Image credit: (Photo by Mike Janes/Four Seam Images)
The automated strike zone in the Low-A Southeast league is changing.
MLB informed clubs it plans to widen the strike zone by four inches — two inches on each side — while eliminating nearly 3.5 inches at the top of the strike zone. The league is also altering where the pitches are registered in the strike zone in an effort to eliminate strike calls on breaking balls in the dirt, pushing it back to the middle of the plate after pitches were previously registered at the front of the strike zone.
The changes were first reported by Fort Myers broadcaster John Vittas and confirmed by Baseball America.

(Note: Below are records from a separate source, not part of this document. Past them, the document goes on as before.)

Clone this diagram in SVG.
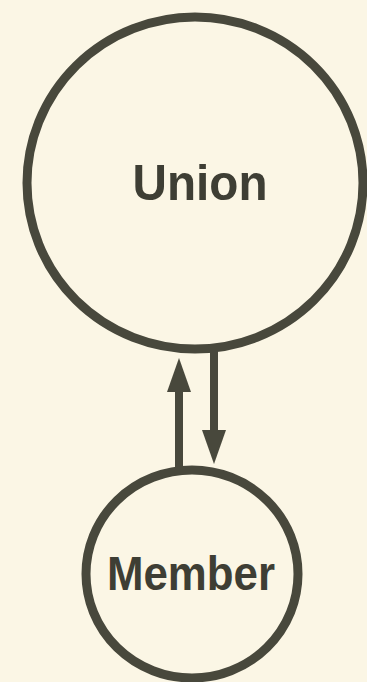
<svg xmlns="http://www.w3.org/2000/svg" width="367" height="682" viewBox="0 0 367 682">
  <defs>
    <style>
      .node { fill: none; stroke: #48483c; stroke-width: 9; }
      .label { font-family: "Liberation Sans", Arial, sans-serif; font-weight: bold; fill: #3e3e34; text-anchor: middle; }
      .conn { stroke: #48483c; stroke-width: 8; fill: none; }
    </style>
    <marker id="head" markerUnits="userSpaceOnUse" markerWidth="34" markerHeight="24" viewBox="0 0 34 24" refX="0" refY="12" orient="auto">
      <path d="M0,0 L34,12 L0,24 z" fill="#48483c"/>
    </marker>
  </defs>
  <rect x="0" y="0" width="367" height="682" fill="#fbf6e5"/>
  <g id="union">
    <ellipse class="node" cx="195" cy="183" rx="168" ry="166"/>
    <text class="label" x="200" y="200" font-size="50" textLength="135" lengthAdjust="spacingAndGlyphs">Union</text>
  </g>
  <g id="member">
    <ellipse class="node" cx="192" cy="574" rx="106" ry="104"/>
    <text class="label" x="191" y="590" font-size="48" textLength="168" lengthAdjust="spacingAndGlyphs">Member</text>
  </g>
  <g id="connectors">
    <line class="conn" x1="179" y1="470" x2="179" y2="392" marker-end="url(#head)"/>
    <line class="conn" x1="214" y1="350" x2="214" y2="430" marker-end="url(#head)"/>
  </g>
</svg>
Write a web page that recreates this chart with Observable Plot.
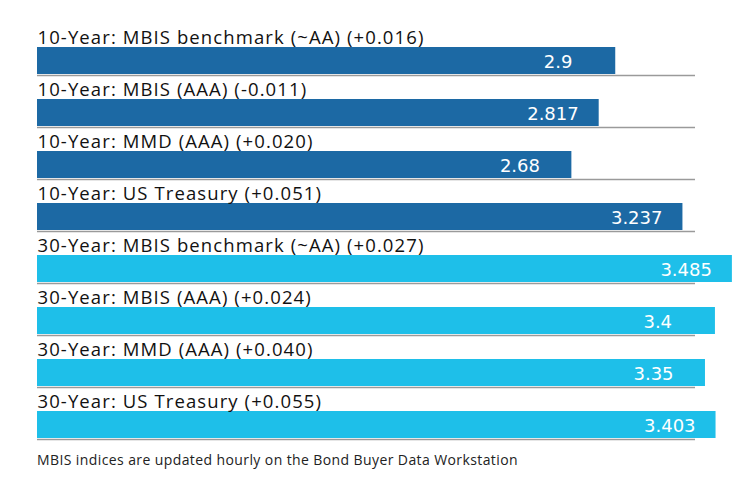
<!DOCTYPE html>
<html>
<head>
<meta charset="utf-8">
<script src="https://cdn.jsdelivr.net/npm/d3@7"></script>
<script src="https://cdn.jsdelivr.net/npm/@observablehq/plot@0.6"></script>
<style>
  html, body { margin: 0; padding: 0; background: #fff; }
  #chart { width: 740px; }
  .note { font-family: "Open Sans", sans-serif; font-size: 14px; letter-spacing: 0.4px; color: #222; margin: 2px 0 0 37px; }
</style>
</head>
<body>
<div id="chart"></div>
<script>
const labels = [
  "10-Year: MBIS benchmark (~AA) (+0.016)",
  "10-Year: MBIS (AAA) (-0.011)",
  "10-Year: MMD (AAA) (+0.020)",
  "10-Year: US Treasury (+0.051)",
  "30-Year: MBIS benchmark (~AA) (+0.027)",
  "30-Year: MBIS (AAA) (+0.024)",
  "30-Year: MMD (AAA) (+0.040)",
  "30-Year: US Treasury (+0.055)"
];
const values = [2.9, 2.817, 2.68, 3.237, 3.485, 3.4, 3.35, 3.403];
const valueText = ["2.9", "2.817", "2.68", "3.237", "3.485", "3.4", "3.35", "3.403"];
const tenor = ["10-Year", "10-Year", "10-Year", "10-Year", "30-Year", "30-Year", "30-Year", "30-Year"];
const note = "MBIS indices are updated hourly on the Bond Buyer Data Workstation";

const data = labels.map((label, i) => ({label, value: values[i], text: valueText[i], tenor: tenor[i]}));

const chart = Plot.plot({
  width: 740,
  height: 448,
  marginTop: 19,
  marginBottom: 6,
  marginLeft: 37,
  marginRight: 45,
  x: {domain: [0, 3.3], axis: null},
  y: {domain: labels, axis: null, padding: 0},
  color: {domain: ["10-Year", "30-Year"], range: ["#1c69a4", "#1ebfe9"]},
  marks: [
    Plot.ruleY(data, {y: "label", dy: 26, stroke: "#9a9a9a", strokeWidth: 1.5}),
    Plot.barX(data, {y: "label", x: "value", fill: "tenor", insetTop: 24, insetBottom: 1}),
    Plot.text(data, {y: "label", x: 0, text: "label", textAnchor: "start", lineAnchor: "bottom", dy: -6,
      fontFamily: "'Open Sans', sans-serif", fontSize: 18.5, fill: "#111"}),
    Plot.text(data, {y: "label", x: "value", text: "text", textAnchor: "start", lineAnchor: "bottom", dx: -72, dy: 18.6,
      fontFamily: "DejaVu Sans, sans-serif", fontSize: 18, fill: "#fff"})
  ]
});
const textGroups = chart.querySelectorAll('g[aria-label="text"]');
if (textGroups.length) textGroups[0].setAttribute("letter-spacing", "1.1");
document.getElementById("chart").appendChild(chart);
const div = document.createElement("div");
div.className = "note";
div.textContent = note;
document.getElementById("chart").appendChild(div);
</script>
</body>
</html>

The automated strike zone has been a source of bewilderment and intrigue so far in its first year of implementation. In May, Baseball America wrote about how the new strike zone (coupled with multiple other factors) led to an offensive explosion across the Low-A Southeast League, formerly known as more of a pitcher’s haven. The rise in offense and walks has led to some wonky stat lines — just look at Phillies prospect Baron Radcliff (.197/.414/.362).
This is minor league baseball’s first year experimenting with automated balls and strikes in affiliated ball. It previously tested it in both the Atlantic League and Arizona Fall League in 2019 to mixed results at the time.
Here’s how the league initially planned to set up its automated strike zone.
Today’s decision to alter the strike zone came after extensive feedback from players, according to Vittas, who noted players are allowed to flag balls and strikes decisions they disagree with, honing in on strike calls at the top of the zone and balls that missed on the corner of the plate.